The last labor was the most dangerous of all because it involved a perilous journey into the Underworld, which is outside the linear bounds of time, beyond Earth, and even beyond life itself. To reach the miasmal sump, guarded by a fiendish hellhound named Cerberus, Hercules would have to cross five treacherous rivers. The Styx, the “river of hate” that formed the boundary between the Earth and the Underworld, wound around Hades nine times, which represented the three manifestations of the Dark Trinity. It was the nine encirclements of the River Styx that inspired Dante Alighieri in the Middle Ages to write in his Inferno of the nine circles of Hell. The Phelgethon, running parallel to the Styx, was known to the Greeks as a river of fire. Dante later called it a river of blood where the souls were boiled. The Lethe was the river of forgetfulness, while Cocytus was the river of lamentation that flowed into Acheron, the river of woe. The dead had to pay a grim reaper by the name of Charon for the privilege of crossing the Acheron lest they be shoved into an effluvium of rotting corpses.

Cerberus was a huge, black dog with three heads that never slept. One head could see the past, another the present, and the third one the future. Each of the heads had a loathsome coiffure consisting of live snakes that collected knowledge of all three aspects of time. It was very tricky indeed to fool the Hound of Hades and Hercules’ job was made even harder by being ordered to capture Cerberus without weapons and without hurting a single snake on any of its three heads.

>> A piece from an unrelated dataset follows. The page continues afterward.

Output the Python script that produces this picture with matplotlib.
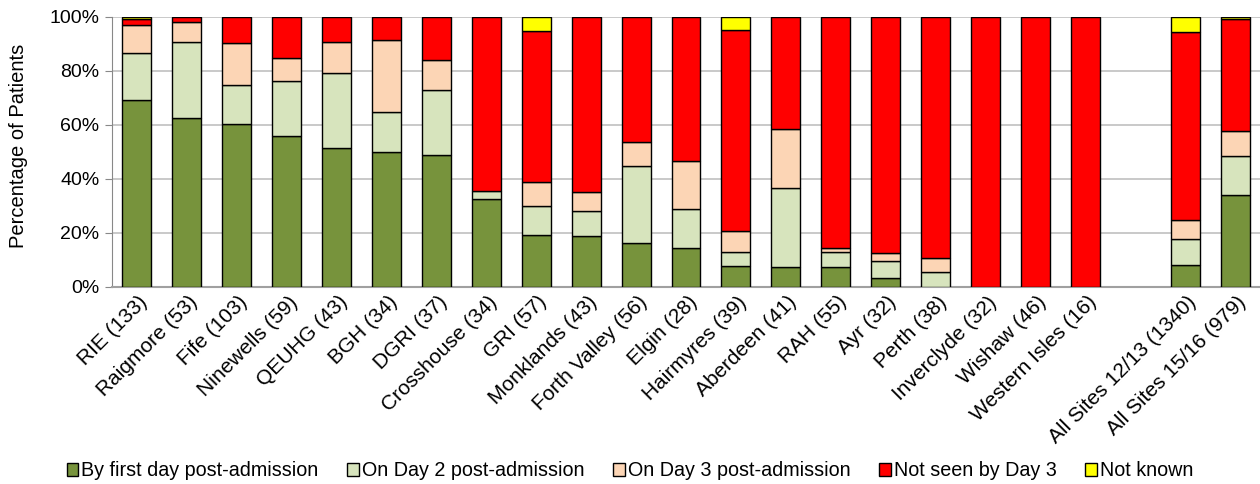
import matplotlib
matplotlib.use("Agg")
import matplotlib.pyplot as plt
import numpy as np
from matplotlib.patches import Patch

plt.rcParams['font.family'] = ['Liberation Sans', 'DejaVu Sans']

# sites (number of patients); an empty slot separates the national totals
sites = ["RIE (133)", "Raigmore (53)", "Fife (103)", "Ninewells (59)", "QEUHG (43)",
         "BGH (34)", "DGRI (37)", "Crosshouse (34)", "GRI (57)", "Monklands (43)",
         "Forth Valley (56)", "Elgin (28)", "Hairmyres (39)", "Aberdeen (41)", "RAH (55)",
         "Ayr (32)", "Perth (38)", "Inverclyde (32)", "Wishaw (46)", "Western Isles (16)",
         "", "All Sites 12/13 (1340)", "All Sites 15/16 (979)"]

# percentage of patients in each group
day1 = [69.2, 62.3, 60.2, 55.9, 51.2, 50.0, 48.6, 32.4, 19.3, 18.6,
        16.1, 14.3, 7.7, 7.3, 7.3, 3.1, 0.0, 0.0, 0.0, 0.0,
        0, 7.9, 33.9]
day2 = [17.3, 28.3, 14.6, 20.4, 27.9, 14.7, 24.4, 2.9, 10.5, 9.3,
        28.5, 14.3, 5.1, 29.3, 5.4, 6.3, 5.3, 0.0, 0.0, 0.0,
        0, 9.8, 14.6]
day3 = [10.5, 7.5, 15.5, 8.4, 11.6, 26.5, 10.8, 0.0, 8.8, 7.0,
        8.9, 17.8, 7.7, 21.9, 1.8, 3.1, 5.2, 0.0, 0.0, 0.0,
        0, 7.0, 9.2]
not_seen = [2.2, 1.9, 9.7, 15.3, 9.3, 8.8, 16.2, 64.7, 56.1, 65.1,
            46.5, 53.6, 74.4, 41.5, 85.5, 87.5, 89.5, 100.0, 100.0, 100.0,
            0, 69.6, 41.4]
not_known = [0.8, 0.0, 0.0, 0.0, 0.0, 0.0, 0.0, 0.0, 5.3, 0.0,
             0.0, 0.0, 5.1, 0.0, 0.0, 0.0, 0.0, 0.0, 0.0, 0.0,
             0, 5.7, 0.9]

series = [day1, day2, day3, not_seen, not_known]
names = ["By first day post-admission", "On Day 2 post-admission",
         "On Day 3 post-admission", "Not seen by Day 3", "Not known"]
colors = ["#77933C", "#D7E4BD", "#FCD5B5", "#FF0000", "#FFFF00"]

fig = plt.figure(figsize=(12.6, 4.84), dpi=100)
ax = fig.add_axes([0.0889, 0.4076, 0.9111, 0.5579])

x = np.arange(len(sites))
bottom = np.zeros(len(sites))
for vals, col in zip(series, colors):
    vals = np.array(vals, dtype=float)
    keep = vals > 0  # empty segments get no outline
    ax.bar(x[keep], vals[keep], 0.58, bottom=bottom[keep], color=col,
           edgecolor="black", linewidth=1.0, zorder=3)
    bottom += vals

ax.set_xlim(-0.5, len(sites) - 0.5)
ax.set_ylim(0, 100)
ax.set_yticks(np.arange(0, 101, 20))
ax.set_yticklabels([f"{v}%" for v in range(0, 101, 20)], fontsize=14)
ax.yaxis.grid(True, color="#c0c0c0", linewidth=1.2, zorder=0)
ax.set_axisbelow(True)

# hidden x ticks sit slightly right of the bar centres so the slanted
# labels end just past each bar
ax.set_xticks(x + 0.16)
ax.set_xticklabels(sites, rotation=45, ha="right", va="center",
                   rotation_mode="anchor", fontsize=15)
ax.tick_params(axis="x", length=0, pad=9)
ax.tick_params(axis="y", length=5, color="#888888", pad=4)

for side in ["top", "right"]:
    ax.spines[side].set_visible(False)
ax.spines["left"].set_color("#888888")
ax.spines["bottom"].set_color("#a0a0a0")
ax.spines["bottom"].set_linewidth(1.5)

ax.set_ylabel("Percentage of Patients", fontsize=14.5)
ax.yaxis.set_label_coords(-0.073, 0.52)

handles = [Patch(facecolor=c, edgecolor="black", linewidth=1.0) for c in colors]
fig.legend(handles, names, loc="center", bbox_to_anchor=(0.5, 0.027), ncol=5,
           frameon=False, fontsize=14.2, handlelength=0.6, handleheight=0.7,
           handletextpad=0.15, columnspacing=1.45)

fig.savefig("out.png", dpi=100)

Hercules swallowed his pride and sought help from Hermes and Athena, and he participated in a psychedelic initiation known as the Eleusinian Mysteries. Hercules learned to overcome his fear and pay incredibly close attention by Hercules is able to capture Cerebus by having him touch the aconitum flower, a poisonous plant that messed with Cerebus’ prognosticative abilities and was able to bind him up using chains made of diamonds.

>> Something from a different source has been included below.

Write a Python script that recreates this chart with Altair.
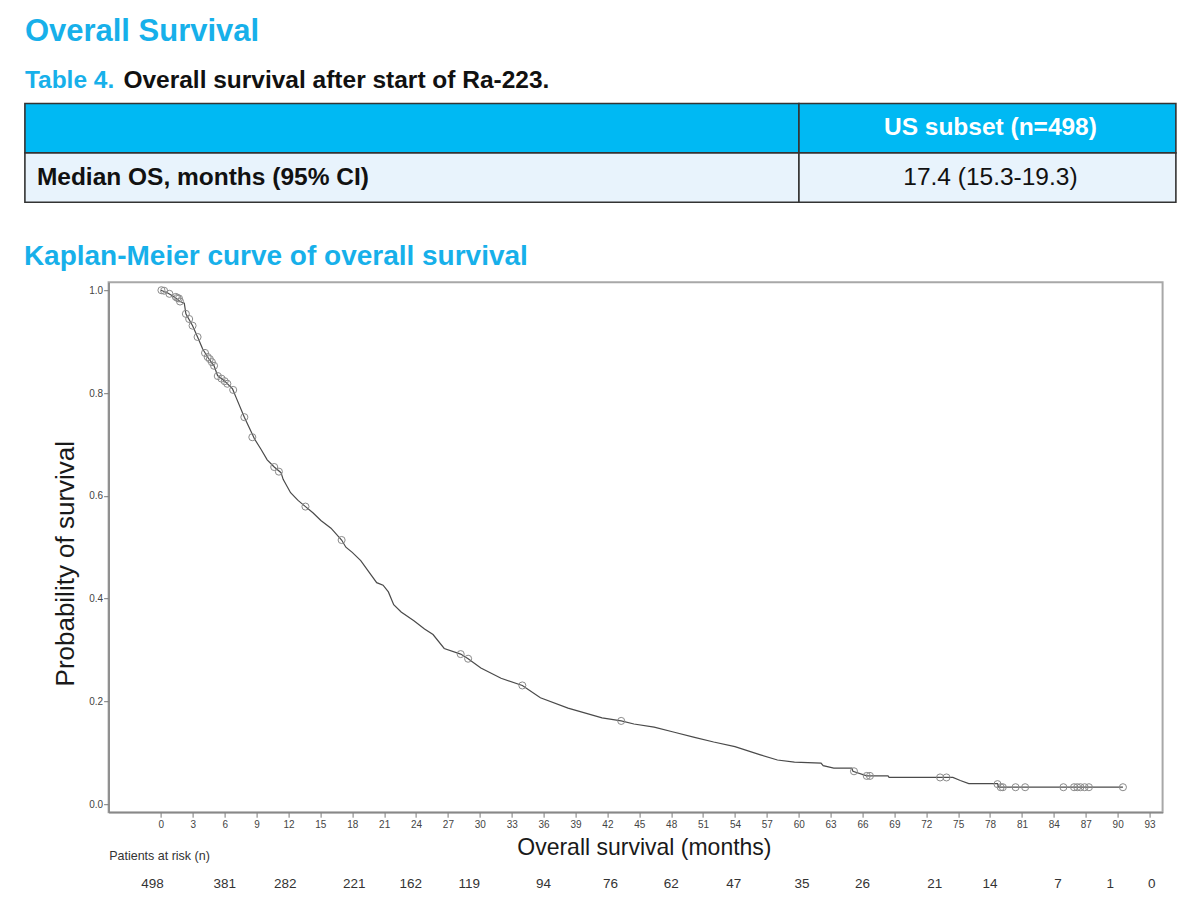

This myth correlates to the hardest and potentially most dangerous task humans have ever faced. The speed at which computers operate and the associated information technology has doubled every two years for at least 65 years, and we are now in the steepest part of the exponential curve. Artificial Intelligence is already meeting with a large degree of fear and trepidation, as witnessed by the plethora of science fiction films and books about intelligent machines breaking out of human control. Science fiction is rapidly becoming fact and the path we choose and the way we travel that path will determine whether our story ends in apocalypse or utopia. The next paradigm in computer evolution is quantum computing, and quantum computers are already being built inside of isolation chambers 180 times colder than interstellar space. We already know that quantum biology occurs at room temperature in bird navigation, photosynthesis and in the microtubules in the neurons of the human brain, and it is now proposed that it may be involved in consciousness. Quantum computing has recently been demonstrated using pure silicon, as well as in diamonds (like those in the chain that held Cerberus.)

Solution: It is time to pay close attention because we probably won't get a second chance to get it right. Cyberwar is already a fact, and it could easily lead to the hell of World War III. Developing AI as a standalone competitor to humans might also be disastrous for humans—especially if AI develops a mind of its own and decides that humans are a threat. This would be another kind of Hades.

Faced with two existential threats, we should deliberative and speedily choose a third way that allows us to break out of the chrysalis of technology into a world of mutually beneficial symbiosis. This means seeking the cooperative global development of AI in a way that will benefit all of us, while keeping us all involved in the process. This will also mean eventually merging with our technology on a high level. We can begin this process by developing public policy wikis like LOGOS and UNICE that serve to transparently organize facts and reason to aid in governance. AI will eventually be able to summarize the wisdom of the crowd and speak to us in our language in any image we choose. Later still, we may participate with direct brain interfaces that allow us work together at computer speed while still retaining our individuality.